2.黒幕人格のプロトタイプ
次に黒幕人格のいくつかのプロトタイプをご紹介しましょう。黒幕さんたちはいろいろな性質を帯びますが、以下に示すのはそのうちでも典型的なものです。
1) 自己破壊的な黒幕人格
黒幕さんの中にはネガティブな言動が非常に際立ち、きわめて厭世的で自己破壊的な方がいます。常に人生を終えることを考え、負のオーラを放ち続けます。就職がうまく行ったり、恋人が出来たりしてせっかく人生が軌道に乗った時に、突然職場や恋人の前で黒幕さんが現れて大暴れをし、台無しにしてしまうということも起きます。
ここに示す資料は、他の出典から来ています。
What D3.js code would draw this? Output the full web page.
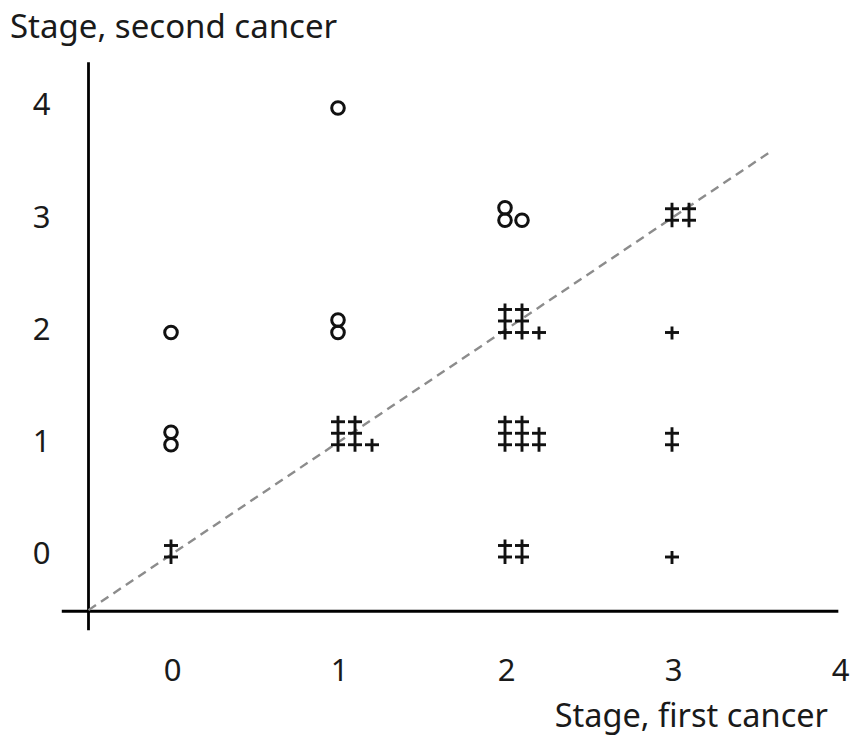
<!DOCTYPE html>
<html>
<head>
<meta charset="utf-8">
<script src="https://cdn.jsdelivr.net/npm/d3@7"></script>
<style>
    body { margin: 0; background: #fff; }
    text { font-family: "Noto Sans", "Open Sans", sans-serif; fill: #1a1a1a; }
</style>
</head>
<body>
<script>
// stage of first cancer (x) and second cancer (y) for each cell
var stageFirst  = [0, 0, 0, 1, 1, 1, 2, 2, 2, 2, 3, 3, 3, 3];
var stageSecond = [2, 1, 0, 4, 2, 1, 3, 2, 1, 0, 3, 2, 1, 0];
// symbol used in each cell
var symbols = ["circle", "circle", "cross", "circle", "circle", "cross",
    "circle", "cross", "cross", "cross", "cross", "cross", "cross", "cross"];
// patients per stacked column in each cell
var stacks = [[1], [2], [2], [1], [2], [3, 3, 1],
    [2, 1], [3, 3, 1], [3, 3, 2], [2, 2], [2, 2], [1], [2], [1]];

var xTicks = [0, 1, 2, 3, 4];
var yTicks = [0, 1, 2, 3, 4];
var xTitle = "Stage, first cancer";
var yTitle = "Stage, second cancer";

var width = 852,
    height = 740;

var svg = d3.select("body")
    .append("svg")
    .attr("width", width)
    .attr("height", height);

var x = d3.scaleLinear().domain([0, 4]).range([172, 840]);
var y = d3.scaleLinear().domain([0, 4]).range([554, 105]);

// axis lines, they cross at (-0.5, -0.5)
svg.append("line")
    .attr("x1", x(-0.5)).attr("x2", x(-0.5))
    .attr("y1", y(4.38)).attr("y2", y(-0.68))
    .attr("stroke", "black")
    .attr("stroke-width", 2.8);
svg.append("line")
    .attr("x1", x(-0.66)).attr("x2", x(3.99))
    .attr("y1", y(-0.51)).attr("y2", y(-0.51))
    .attr("stroke", "black")
    .attr("stroke-width", 2.8);

// tick labels
var xAxis = svg.append("g")
    .attr("transform", "translate(0," + y(-0.51) + ")")
    .call(d3.axisBottom(x).tickValues(xTicks).tickSize(0).tickFormat(d3.format("d")));
xAxis.select(".domain").remove();
xAxis.selectAll("text")
    .attr("y", 70)
    .attr("dy", 0)
    .style("font-size", "31px")
    .style("font-family", "Noto Sans")
    .style("fill", "#1a1a1a");

var yAxis = svg.append("g")
    .attr("transform", "translate(" + x(-0.5) + ",0)")
    .call(d3.axisLeft(y).tickValues(yTicks).tickSize(0).tickFormat(d3.format("d")));
yAxis.select(".domain").remove();
yAxis.selectAll("text")
    .attr("x", -38)
    .style("font-size", "31px")
    .style("font-family", "Noto Sans")
    .style("fill", "#1a1a1a");

// titles
svg.append("text")
    .attr("x", 10)
    .attr("y", 38)
    .style("font-size", "33px")
    .text(yTitle);
svg.append("text")
    .attr("x", 828)
    .attr("y", 727)
    .attr("text-anchor", "end")
    .style("font-size", "32.5px")
    .text(xTitle);

// diagonal y = x
svg.append("line")
    .attr("x1", x(-0.5)).attr("y1", y(-0.5))
    .attr("x2", x(3.6)).attr("y2", y(3.6))
    .attr("stroke", "#8c8c8c")
    .attr("stroke-width", 2.4)
    .attr("stroke-dasharray", "9,6");

// stacked symbols
var colGap = 17,
    barGap = 11.5,
    circleGap = 12.5;

for (var i = 0; i < stageFirst.length; ++i) {
    var cx = x(stageFirst[i]) - 1;
    var cy = y(stageSecond[i]) + 3;
    var g = svg.append("g");
    for (var c = 0; c < stacks[i].length; ++c) {
        var n = stacks[i][c];
        var px = cx + c * colGap;
        if (symbols[i] === "circle") {
            for (var k = 0; k < n; ++k) {
                g.append("circle")
                    .attr("cx", px)
                    .attr("cy", cy - k * circleGap)
                    .attr("r", 6.3)
                    .attr("fill", "none")
                    .attr("stroke", "#111")
                    .attr("stroke-width", 3);
            }
        } else {
            g.append("line")
                .attr("x1", px).attr("x2", px)
                .attr("y1", cy - (n - 1) * barGap - 6)
                .attr("y2", cy + 7)
                .attr("stroke", "#111")
                .attr("stroke-width", 2.9);
            for (var k = 0; k < n; ++k) {
                g.append("line")
                    .attr("x1", px - 7).attr("x2", px + 7)
                    .attr("y1", cy - k * barGap)
                    .attr("y2", cy - k * barGap)
                    .attr("stroke", "#111")
                    .attr("stroke-width", 2.9);
            }
        }
    }
}
</script>
</body>
</html>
以下に示す例は黒幕さんに典型的な「出現は一過性」という条件はあまり当てはまらず、比較的頻繁に出現したケースです。またこの方のように、黒幕さんの厭世的な性格や自殺念慮は鬱状態と絡んでいる可能性があることが少なくありません。
ミキさん(主人格20代前半の女性)とミクさん(黒幕人格・女性)
<中略>
ミキさんのケースでは、面接開始から1年程、治療者は主人格と黒幕人格の違いに気づかずにいました。黒幕人格も別人格であることを気づかせないように振る舞っていたのです。幸い家族の協力もあり、黒幕人格の存在を治療者がきちんと認識してから、ようやく面接が進み始めた印象を持ちます。黒幕さんを認識してすぐは、彼女は主人格を装ったまま、治療者を試すような場面も見られました。<あなた、ほんとうにミキさん?ミクさんでは?>という問いかけをすることで、黒幕人格は治療者に一人の人格として認められた安心感を持ったようです。そしてミクさんは、「自分の自殺未遂のことを面接で取り扱ってほしい」と訴えるようになり、ようやく面接のスタートラインに立つことができたのです。